PG::UniqueViolation: ERROR:  duplicate key value violates unique constraint "posts_pkey"

This error means that PostgreSQL tried to use a value that already exists for the primary key of the new record. PostgreSQL keeps track of what the next auto-incremented primary key value needs to be separately from the table, rather than merely incrementing upon the current max value. Presumably this is to avoid potential race conditions. When the sequence and the table’s primary key get out of sync, we end up with the error above.

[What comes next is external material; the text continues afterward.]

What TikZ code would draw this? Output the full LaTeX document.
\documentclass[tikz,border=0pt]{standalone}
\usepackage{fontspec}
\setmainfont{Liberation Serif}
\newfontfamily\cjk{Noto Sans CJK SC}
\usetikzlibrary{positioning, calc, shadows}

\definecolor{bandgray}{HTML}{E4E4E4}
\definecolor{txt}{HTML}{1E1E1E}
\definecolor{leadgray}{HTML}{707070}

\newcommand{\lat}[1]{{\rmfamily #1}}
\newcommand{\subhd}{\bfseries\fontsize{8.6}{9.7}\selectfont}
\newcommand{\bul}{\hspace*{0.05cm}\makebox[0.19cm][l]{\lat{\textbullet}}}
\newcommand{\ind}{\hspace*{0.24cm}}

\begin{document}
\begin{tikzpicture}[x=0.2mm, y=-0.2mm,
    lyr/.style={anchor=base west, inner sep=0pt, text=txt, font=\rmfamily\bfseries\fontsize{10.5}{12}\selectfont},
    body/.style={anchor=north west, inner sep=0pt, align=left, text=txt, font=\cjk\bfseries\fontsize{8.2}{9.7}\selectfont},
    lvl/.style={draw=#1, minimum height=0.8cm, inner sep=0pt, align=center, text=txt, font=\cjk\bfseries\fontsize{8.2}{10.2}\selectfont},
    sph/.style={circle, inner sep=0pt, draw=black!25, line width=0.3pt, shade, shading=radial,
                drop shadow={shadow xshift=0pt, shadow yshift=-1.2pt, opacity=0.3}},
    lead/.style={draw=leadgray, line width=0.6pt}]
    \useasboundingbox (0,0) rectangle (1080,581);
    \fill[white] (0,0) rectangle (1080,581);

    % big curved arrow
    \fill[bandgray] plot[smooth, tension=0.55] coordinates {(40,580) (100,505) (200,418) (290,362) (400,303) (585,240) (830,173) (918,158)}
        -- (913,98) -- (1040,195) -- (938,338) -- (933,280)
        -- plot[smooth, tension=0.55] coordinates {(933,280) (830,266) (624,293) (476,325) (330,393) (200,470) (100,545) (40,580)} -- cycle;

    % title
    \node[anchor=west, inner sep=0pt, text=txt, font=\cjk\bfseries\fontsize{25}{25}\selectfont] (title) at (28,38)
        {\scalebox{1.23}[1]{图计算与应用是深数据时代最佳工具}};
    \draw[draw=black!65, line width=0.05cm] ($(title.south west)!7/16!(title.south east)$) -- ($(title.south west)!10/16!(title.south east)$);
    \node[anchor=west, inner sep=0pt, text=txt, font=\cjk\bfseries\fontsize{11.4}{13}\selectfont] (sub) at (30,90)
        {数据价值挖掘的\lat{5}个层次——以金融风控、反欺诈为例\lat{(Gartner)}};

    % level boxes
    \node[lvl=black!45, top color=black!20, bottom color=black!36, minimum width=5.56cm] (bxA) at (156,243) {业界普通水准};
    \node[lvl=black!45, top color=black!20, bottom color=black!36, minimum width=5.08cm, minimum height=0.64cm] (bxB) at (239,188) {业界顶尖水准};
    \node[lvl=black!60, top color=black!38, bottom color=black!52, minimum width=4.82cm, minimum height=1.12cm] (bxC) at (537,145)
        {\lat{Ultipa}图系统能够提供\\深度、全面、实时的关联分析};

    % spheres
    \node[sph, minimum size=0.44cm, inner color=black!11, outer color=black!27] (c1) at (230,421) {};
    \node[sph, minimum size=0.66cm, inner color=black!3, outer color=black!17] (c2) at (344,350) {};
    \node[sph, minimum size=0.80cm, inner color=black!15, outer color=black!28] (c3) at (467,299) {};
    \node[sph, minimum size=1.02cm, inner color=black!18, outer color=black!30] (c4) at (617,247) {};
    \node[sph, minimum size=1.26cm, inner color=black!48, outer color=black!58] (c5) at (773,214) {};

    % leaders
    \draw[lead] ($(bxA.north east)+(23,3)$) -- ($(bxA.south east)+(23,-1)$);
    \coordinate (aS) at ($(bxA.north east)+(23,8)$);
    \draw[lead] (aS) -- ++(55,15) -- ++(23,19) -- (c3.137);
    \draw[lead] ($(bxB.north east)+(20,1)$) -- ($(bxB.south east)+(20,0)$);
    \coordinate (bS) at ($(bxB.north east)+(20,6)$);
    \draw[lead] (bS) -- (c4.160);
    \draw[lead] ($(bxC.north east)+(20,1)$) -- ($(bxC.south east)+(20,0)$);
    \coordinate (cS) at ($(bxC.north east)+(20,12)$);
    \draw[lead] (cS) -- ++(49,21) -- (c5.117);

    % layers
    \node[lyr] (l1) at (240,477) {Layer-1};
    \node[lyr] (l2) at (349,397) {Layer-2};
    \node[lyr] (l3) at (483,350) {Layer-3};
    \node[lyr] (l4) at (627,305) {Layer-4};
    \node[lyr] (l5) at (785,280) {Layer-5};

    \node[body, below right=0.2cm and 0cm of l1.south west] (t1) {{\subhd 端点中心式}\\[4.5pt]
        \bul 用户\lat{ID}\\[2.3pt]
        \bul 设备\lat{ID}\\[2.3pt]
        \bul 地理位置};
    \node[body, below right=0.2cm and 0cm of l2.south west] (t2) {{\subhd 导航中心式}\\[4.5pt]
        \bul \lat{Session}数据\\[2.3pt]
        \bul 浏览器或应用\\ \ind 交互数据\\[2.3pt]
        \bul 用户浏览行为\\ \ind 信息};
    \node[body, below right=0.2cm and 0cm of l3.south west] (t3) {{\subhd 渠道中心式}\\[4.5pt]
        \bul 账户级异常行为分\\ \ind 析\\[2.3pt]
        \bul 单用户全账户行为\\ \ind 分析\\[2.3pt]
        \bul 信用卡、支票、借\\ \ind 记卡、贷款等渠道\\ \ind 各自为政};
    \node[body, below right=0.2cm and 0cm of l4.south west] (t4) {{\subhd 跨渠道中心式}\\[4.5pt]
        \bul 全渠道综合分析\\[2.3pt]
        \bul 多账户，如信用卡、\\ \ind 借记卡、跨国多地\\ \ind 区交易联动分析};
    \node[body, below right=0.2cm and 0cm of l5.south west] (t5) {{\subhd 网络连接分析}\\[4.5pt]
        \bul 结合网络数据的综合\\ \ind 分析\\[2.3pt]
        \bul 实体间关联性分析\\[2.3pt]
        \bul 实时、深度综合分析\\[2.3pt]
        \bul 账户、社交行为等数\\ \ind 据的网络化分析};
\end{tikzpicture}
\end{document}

When loading a database from another source, if sequences aren’t included in the dump, the sequences are likely to get out of sync from where they are supposed to be. To resolve this issue, the PostgreSQL Wiki has a solution:

SELECT 'SELECT SETVAL(' ||
       quote_literal(quote_ident(PGT.schemaname) || '.' || quote_ident(S.relname)) ||
       ', COALESCE(MAX(' ||quote_ident(C.attname)|| '), 1) ) FROM ' ||
       quote_ident(PGT.schemaname)|| '.'||quote_ident(T.relname)|| ';'
FROM pg_class AS S,
     pg_depend AS D,
     pg_class AS T,
     pg_attribute AS C,
     pg_tables AS PGT
WHERE S.relkind = 'S'
    AND S.oid = D.objid
    AND D.refobjid = T.oid
    AND D.refobjid = C.attrelid
    AND D.refobjsubid = C.attnum
    AND T.relname = PGT.tablename
ORDER BY S.relname;

If you were to run this in the PostgreSQL client, you would see output like this:

                                                   query
------------------------------------------------------------------------------------------------------------
 SELECT SETVAL('public.authentications_id_seq', COALESCE(MAX(id), 1) ) FROM public.authentications;
 SELECT SETVAL('public.brands_id_seq', COALESCE(MAX(id), 1) ) FROM public.brands;
 SELECT SETVAL('public.comments_id_seq', COALESCE(MAX(id), 1) ) FROM public.comments;
 SELECT SETVAL('public.follows_id_seq', COALESCE(MAX(id), 1) ) FROM public.follows;
 SELECT SETVAL('public.pg_search_documents_id_seq', COALESCE(MAX(id), 1) ) FROM public.pg_search_documents;
 SELECT SETVAL('public.posts_id_seq', COALESCE(MAX(id), 1) ) FROM public.posts;
 SELECT SETVAL('public.series_id_seq', COALESCE(MAX(id), 1) ) FROM public.series;
 SELECT SETVAL('public.users_id_seq', COALESCE(MAX(id), 1) ) FROM public.users;
 SELECT SETVAL('public.votes_id_seq', COALESCE(MAX(id), 1) ) FROM public.votes;
(10 rows)

Time: 2.624 ms

Although we could cut and paste that output into the Postres client each time we needed to resolve this issue, it makes more sense to automate things; and we can do that with a simple rake task:

namespace :db do
  desc "reset sequences for a specific table or all tables"
  task :sequence_reset => :environment do
    sql = <<-SQL
SELECT 'SELECT SETVAL(' ||
       quote_literal(quote_ident(PGT.schemaname) || '.' || quote_ident(S.relname)) ||
       ', COALESCE(MAX(' ||quote_ident(C.attname)|| '), 1) ) FROM ' ||
       quote_ident(PGT.schemaname)|| '.'||quote_ident(T.relname)|| ';' as query
FROM pg_class AS S,
     pg_depend AS D,
     pg_class AS T,
     pg_attribute AS C,
     pg_tables AS PGT
WHERE S.relkind = 'S'
    AND S.oid = D.objid
    AND D.refobjid = T.oid
    AND D.refobjid = C.attrelid
    AND D.refobjsubid = C.attnum
    AND T.relname = PGT.tablename
ORDER BY S.relname;
    SQL

    ActiveRecord::Base.connection.execute(sql).each do |query|
      ActiveRecord::Base.connection.execute(query['query'])
    end
  end
end

You can see we’re just assigning the original SQL we borrowed from the PostgreSQL Wiki to a sql variable. From there we are executing that SQL, and then executing each of the resulting SQL statements.

To execute this Rake task, run rake db:sequence_reset, and you’re good to go.